There is no universally accepted definition of a neural network. Most definitions, however, agree that they are networks of many simple processors or units that are connected and process numeric values. Neural networks are models of biological learning systems; in fact, much of the inspiration in all the fields of AI comes from the desire of researchers to emulate with software the human capacities of recognition, learning, remembering, and evolving. Thus, neural networks were developed as analogs of human brains. They were proposed 50 years ago in theory, motivated by a desire by scientists to understand how the human brain works. Similar to the way brain cells learn, neural networks work through a process of excitation and connection, depending on the weighted functions of the inputs from many other cells to which they are wired.

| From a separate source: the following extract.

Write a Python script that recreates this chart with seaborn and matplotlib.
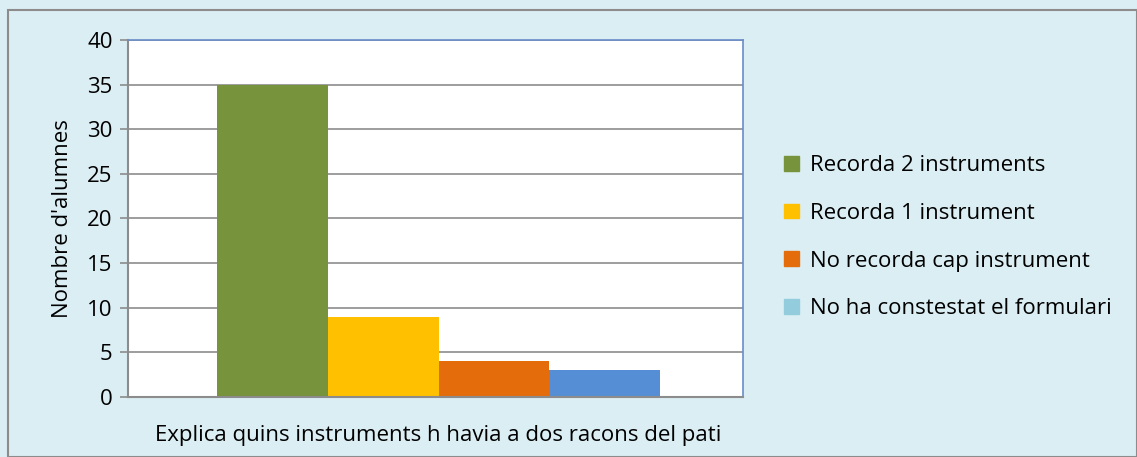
import numpy as np
import pandas as pd
import matplotlib
matplotlib.use("Agg")
import matplotlib.pyplot as plt
import matplotlib.patches as mpatches
import seaborn as sns

categories = ["Recorda 2 instruments", "Recorda 1 instrument",
              "No recorda cap instrument", "No ha constestat el formulari"]
values = [35, 9, 4, 3]
group = "Explica quins instruments h havia a dos racons del pati"
bar_colors = ["#77933C", "#FFC000", "#E46C0A", "#558ED5"]
legend_colors = ["#77933C", "#FFC000", "#E46C0A", "#93CDDD"]

df = pd.DataFrame({"grup": [group] * len(categories), "cat": categories, "n": values})

sns.set_style("white")
plt.rcParams["font.family"] = ["Open Sans", "DejaVu Sans"]
plt.rcParams["text.color"] = "black"

bg = "#DBEEF4"
fs = 16
fig = plt.figure(figsize=(11.37, 4.57), dpi=100, facecolor=bg)
ax = fig.add_axes([0.1126, 0.1313, 0.5409, 0.7812])
ax.set_facecolor("white")

sns.barplot(data=df, x="grup", y="n", hue="cat", hue_order=categories,
            palette=bar_colors, width=0.72, saturation=1, linewidth=0,
            ax=ax, legend=False)

ax.set_xlim(-0.505, 0.495)
ax.set_ylim(0, 40)
ax.set_yticks(np.arange(0, 41, 5))
ax.yaxis.grid(True, color="#8C8C8C", linewidth=1.2)
ax.set_axisbelow(True)
ax.tick_params(axis="y", labelsize=fs, labelcolor="black", length=6, width=1.2,
               color="#8C8C8C", left=True, pad=5)
ax.tick_params(axis="x", labelsize=fs, labelcolor="black", length=0, pad=20)
ax.set_xlabel("")
ax.set_ylabel("Nombre d'alumnes", fontsize=fs, color="black", labelpad=10)

for side in ["left", "bottom"]:
    ax.spines[side].set_color("#8C8C8C")
    ax.spines[side].set_linewidth(1.5)
for side in ["top", "right"]:
    ax.spines[side].set_visible(True)
    ax.spines[side].set_color("#6A8CC8")
    ax.spines[side].set_linewidth(1.2)

handles = [mpatches.Patch(color=c, label=l) for c, l in zip(legend_colors, categories)]
fig.legend(handles=handles, loc="center left", bbox_to_anchor=(0.682, 0.481),
           frameon=False, fontsize=fs, handlelength=0.65, handleheight=0.65,
           handletextpad=0.5, labelspacing=1.2, borderaxespad=0)

fig.patches.append(mpatches.Rectangle((0.007, 0.0), 0.993, 0.978, transform=fig.transFigure,
                                      fill=False, edgecolor="#8C8C8C", linewidth=1.5))

fig.savefig("out.png", dpi=100, facecolor=bg)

A neural network software system is an information-processing program inspired by the heavily interconnected structure of the human brain. They are collections of mathematical models that emulate some of the observed properties of biological nervous systems and draw on the analogies of adaptive biological learning. Learning in biological systems involves adjustments of the synaptic connections that exist between the neurons. This is the basic process that neural networks attempt to replicate; evenly distributed observations are required for the network to learn the patterns of different types of behavior. Learning occurs by example through exposure to a set of input-output data where the training algorithm iteratively adjusts the connection weights (synapses). These connection weights store the knowledge necessary to solve specific problems, which, for investigative data mining, involve recognizing the patterns of various types of cybercrimes, fraud, system intrusions, and other digital crimes (Fausett, 1994).
Knowledge, then, for a neural network is reduced to a set of weights between its internal connections. Learning comes down to what gets encoded in the wiring and the weighting factors of the various neurons. For example, to construct a fraud-detection model with a neural network, samples of fraudulent and non-fraudulent transactions are required for it to distinguish the different features and behavior of each. For this reason, when working with neural networks, the selection of samples in the training is extremely important. Adequate effort must be made to ensure that a balanced number of observations are presented to a network.